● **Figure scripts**
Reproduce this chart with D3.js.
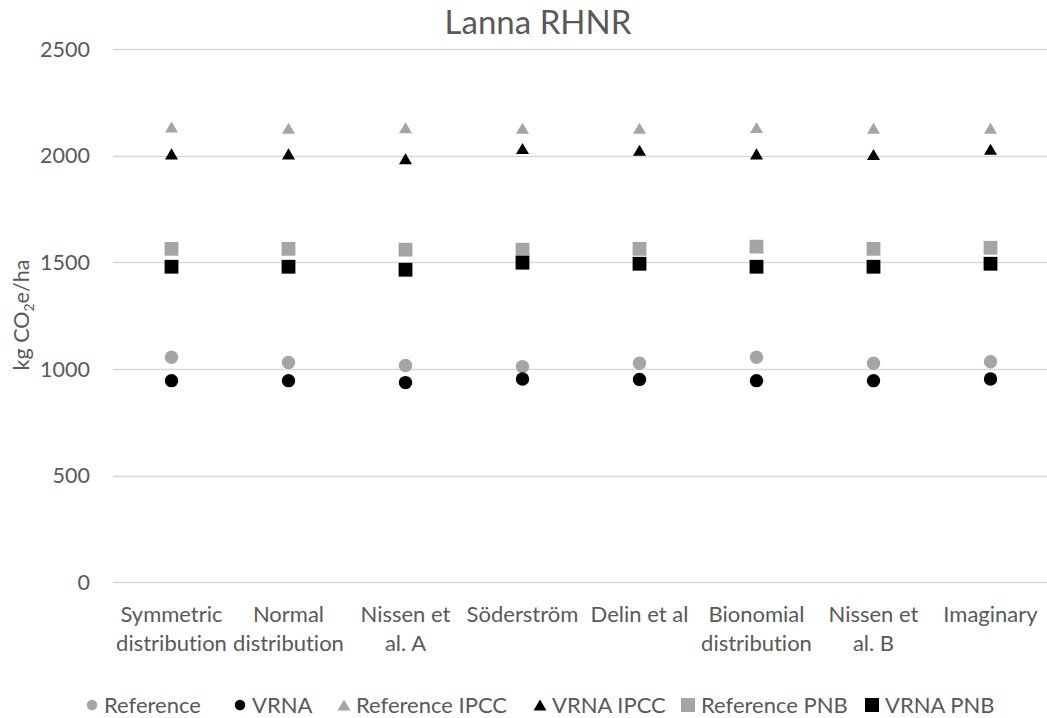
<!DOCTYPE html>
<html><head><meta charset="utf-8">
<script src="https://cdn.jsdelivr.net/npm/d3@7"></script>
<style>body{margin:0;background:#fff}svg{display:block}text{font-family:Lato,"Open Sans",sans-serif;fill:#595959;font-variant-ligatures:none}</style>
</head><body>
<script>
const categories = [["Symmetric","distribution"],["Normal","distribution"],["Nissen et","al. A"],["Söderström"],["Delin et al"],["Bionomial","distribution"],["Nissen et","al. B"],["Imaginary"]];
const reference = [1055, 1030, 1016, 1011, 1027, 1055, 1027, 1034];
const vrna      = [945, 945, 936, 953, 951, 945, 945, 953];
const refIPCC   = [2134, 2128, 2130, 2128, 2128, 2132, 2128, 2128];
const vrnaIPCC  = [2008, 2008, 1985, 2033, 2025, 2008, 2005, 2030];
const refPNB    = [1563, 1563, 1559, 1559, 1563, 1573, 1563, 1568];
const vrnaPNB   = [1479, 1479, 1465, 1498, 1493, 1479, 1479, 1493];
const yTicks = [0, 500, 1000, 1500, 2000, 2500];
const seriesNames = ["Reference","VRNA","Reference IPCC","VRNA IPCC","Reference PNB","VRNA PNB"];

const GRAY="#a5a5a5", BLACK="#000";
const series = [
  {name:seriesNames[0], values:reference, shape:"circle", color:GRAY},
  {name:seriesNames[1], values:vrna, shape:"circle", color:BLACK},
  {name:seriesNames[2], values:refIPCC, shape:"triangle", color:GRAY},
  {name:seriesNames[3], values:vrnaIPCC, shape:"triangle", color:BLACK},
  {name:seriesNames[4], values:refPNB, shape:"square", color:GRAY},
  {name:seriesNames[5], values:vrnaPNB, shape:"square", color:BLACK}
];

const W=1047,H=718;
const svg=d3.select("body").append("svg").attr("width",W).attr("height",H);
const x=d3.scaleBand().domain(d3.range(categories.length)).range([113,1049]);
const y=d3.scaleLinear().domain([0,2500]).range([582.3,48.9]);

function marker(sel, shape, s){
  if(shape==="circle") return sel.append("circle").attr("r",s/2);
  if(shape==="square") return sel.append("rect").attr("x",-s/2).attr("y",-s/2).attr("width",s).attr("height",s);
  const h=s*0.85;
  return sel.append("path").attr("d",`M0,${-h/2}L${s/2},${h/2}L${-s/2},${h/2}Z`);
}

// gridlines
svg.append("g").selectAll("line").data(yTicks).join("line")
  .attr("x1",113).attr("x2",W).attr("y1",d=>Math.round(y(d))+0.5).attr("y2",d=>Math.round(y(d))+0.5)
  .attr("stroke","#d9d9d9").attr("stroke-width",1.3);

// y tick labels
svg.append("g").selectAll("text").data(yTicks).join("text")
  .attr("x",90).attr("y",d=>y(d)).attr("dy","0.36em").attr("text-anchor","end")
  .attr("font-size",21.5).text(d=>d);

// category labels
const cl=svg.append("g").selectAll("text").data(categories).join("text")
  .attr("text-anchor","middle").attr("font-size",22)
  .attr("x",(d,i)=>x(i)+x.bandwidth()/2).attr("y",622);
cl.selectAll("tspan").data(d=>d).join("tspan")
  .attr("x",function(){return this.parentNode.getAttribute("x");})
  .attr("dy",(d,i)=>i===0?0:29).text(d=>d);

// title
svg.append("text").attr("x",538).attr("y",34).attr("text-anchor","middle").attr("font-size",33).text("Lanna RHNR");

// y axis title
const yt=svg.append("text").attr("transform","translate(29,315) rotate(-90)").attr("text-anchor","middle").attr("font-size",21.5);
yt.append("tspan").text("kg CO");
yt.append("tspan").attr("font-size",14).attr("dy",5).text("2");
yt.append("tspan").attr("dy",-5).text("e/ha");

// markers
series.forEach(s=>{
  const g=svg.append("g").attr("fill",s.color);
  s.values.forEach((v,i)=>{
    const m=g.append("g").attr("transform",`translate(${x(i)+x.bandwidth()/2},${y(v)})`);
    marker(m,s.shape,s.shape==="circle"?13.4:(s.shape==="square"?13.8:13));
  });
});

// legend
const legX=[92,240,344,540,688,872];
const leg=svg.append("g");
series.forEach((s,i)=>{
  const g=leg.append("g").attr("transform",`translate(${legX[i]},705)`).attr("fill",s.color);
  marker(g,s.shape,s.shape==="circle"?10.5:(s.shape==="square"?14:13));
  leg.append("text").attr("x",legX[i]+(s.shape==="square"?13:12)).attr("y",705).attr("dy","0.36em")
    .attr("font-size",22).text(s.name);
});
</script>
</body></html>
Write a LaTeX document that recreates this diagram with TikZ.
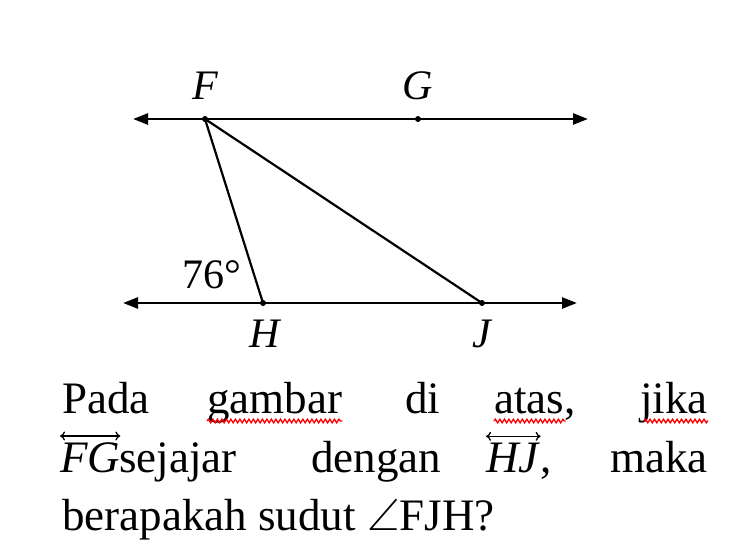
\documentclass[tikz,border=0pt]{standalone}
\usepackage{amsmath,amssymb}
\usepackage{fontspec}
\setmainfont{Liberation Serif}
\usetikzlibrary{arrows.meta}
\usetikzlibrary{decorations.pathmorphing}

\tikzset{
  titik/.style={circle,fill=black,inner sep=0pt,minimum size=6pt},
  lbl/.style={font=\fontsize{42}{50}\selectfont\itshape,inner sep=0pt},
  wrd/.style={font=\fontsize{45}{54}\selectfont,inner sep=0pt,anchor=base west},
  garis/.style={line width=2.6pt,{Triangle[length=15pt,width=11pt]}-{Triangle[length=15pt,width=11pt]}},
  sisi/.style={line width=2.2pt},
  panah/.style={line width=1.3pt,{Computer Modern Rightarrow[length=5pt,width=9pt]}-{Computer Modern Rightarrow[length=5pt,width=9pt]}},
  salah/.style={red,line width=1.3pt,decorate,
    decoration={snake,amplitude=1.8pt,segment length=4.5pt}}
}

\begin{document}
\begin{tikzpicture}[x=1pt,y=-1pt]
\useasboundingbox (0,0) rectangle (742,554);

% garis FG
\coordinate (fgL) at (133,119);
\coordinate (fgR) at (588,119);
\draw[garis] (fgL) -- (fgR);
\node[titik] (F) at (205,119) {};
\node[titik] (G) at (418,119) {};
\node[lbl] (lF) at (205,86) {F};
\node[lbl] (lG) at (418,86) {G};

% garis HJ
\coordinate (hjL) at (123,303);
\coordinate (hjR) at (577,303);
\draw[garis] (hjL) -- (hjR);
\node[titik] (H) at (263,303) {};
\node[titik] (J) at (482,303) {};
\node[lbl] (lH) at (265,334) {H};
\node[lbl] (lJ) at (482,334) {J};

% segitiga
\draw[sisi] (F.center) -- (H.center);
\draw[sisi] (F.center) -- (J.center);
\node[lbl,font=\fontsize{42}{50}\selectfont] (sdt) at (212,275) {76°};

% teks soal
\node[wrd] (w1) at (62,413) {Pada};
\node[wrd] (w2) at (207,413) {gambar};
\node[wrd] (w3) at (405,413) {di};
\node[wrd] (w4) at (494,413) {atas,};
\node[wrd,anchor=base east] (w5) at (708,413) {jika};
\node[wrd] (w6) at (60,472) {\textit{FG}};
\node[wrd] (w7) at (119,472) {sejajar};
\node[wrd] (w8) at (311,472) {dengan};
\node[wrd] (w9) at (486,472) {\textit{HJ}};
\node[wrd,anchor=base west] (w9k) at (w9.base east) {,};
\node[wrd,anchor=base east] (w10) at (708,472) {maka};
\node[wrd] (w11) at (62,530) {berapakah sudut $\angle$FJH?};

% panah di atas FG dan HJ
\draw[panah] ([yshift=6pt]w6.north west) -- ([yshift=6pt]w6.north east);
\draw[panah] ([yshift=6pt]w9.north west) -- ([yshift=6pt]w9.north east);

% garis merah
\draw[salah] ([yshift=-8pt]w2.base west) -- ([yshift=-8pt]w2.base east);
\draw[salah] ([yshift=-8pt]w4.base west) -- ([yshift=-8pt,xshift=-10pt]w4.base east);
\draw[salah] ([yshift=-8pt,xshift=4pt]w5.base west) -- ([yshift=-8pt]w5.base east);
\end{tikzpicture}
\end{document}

● **AIM**
What lines above run from the one with "Write a LaTeX" to the one with "(sdt) at (212,275)"? Give them again exactly, ends included, and leave the pictures out.

● **EXPECTED OUTPUT**
Write a LaTeX document that recreates this diagram with TikZ.
\documentclass[tikz,border=0pt]{standalone}
\usepackage{amsmath,amssymb}
\usepackage{fontspec}
\setmainfont{Liberation Serif}
\usetikzlibrary{arrows.meta}
\usetikzlibrary{decorations.pathmorphing}

\tikzset{
  titik/.style={circle,fill=black,inner sep=0pt,minimum size=6pt},
  lbl/.style={font=\fontsize{42}{50}\selectfont\itshape,inner sep=0pt},
  wrd/.style={font=\fontsize{45}{54}\selectfont,inner sep=0pt,anchor=base west},
  garis/.style={line width=2.6pt,{Triangle[length=15pt,width=11pt]}-{Triangle[length=15pt,width=11pt]}},
  sisi/.style={line width=2.2pt},
  panah/.style={line width=1.3pt,{Computer Modern Rightarrow[length=5pt,width=9pt]}-{Computer Modern Rightarrow[length=5pt,width=9pt]}},
  salah/.style={red,line width=1.3pt,decorate,
    decoration={snake,amplitude=1.8pt,segment length=4.5pt}}
}

\begin{document}
\begin{tikzpicture}[x=1pt,y=-1pt]
\useasboundingbox (0,0) rectangle (742,554);

% garis FG
\coordinate (fgL) at (133,119);
\coordinate (fgR) at (588,119);
\draw[garis] (fgL) -- (fgR);
\node[titik] (F) at (205,119) {};
\node[titik] (G) at (418,119) {};
\node[lbl] (lF) at (205,86) {F};
\node[lbl] (lG) at (418,86) {G};

% garis HJ
\coordinate (hjL) at (123,303);
\coordinate (hjR) at (577,303);
\draw[garis] (hjL) -- (hjR);
\node[titik] (H) at (263,303) {};
\node[titik] (J) at (482,303) {};
\node[lbl] (lH) at (265,334) {H};
\node[lbl] (lJ) at (482,334) {J};

% segitiga
\draw[sisi] (F.center) -- (H.center);
\draw[sisi] (F.center) -- (J.center);
\node[lbl,font=\fontsize{42}{50}\selectfont] (sdt) at (212,275) {76°};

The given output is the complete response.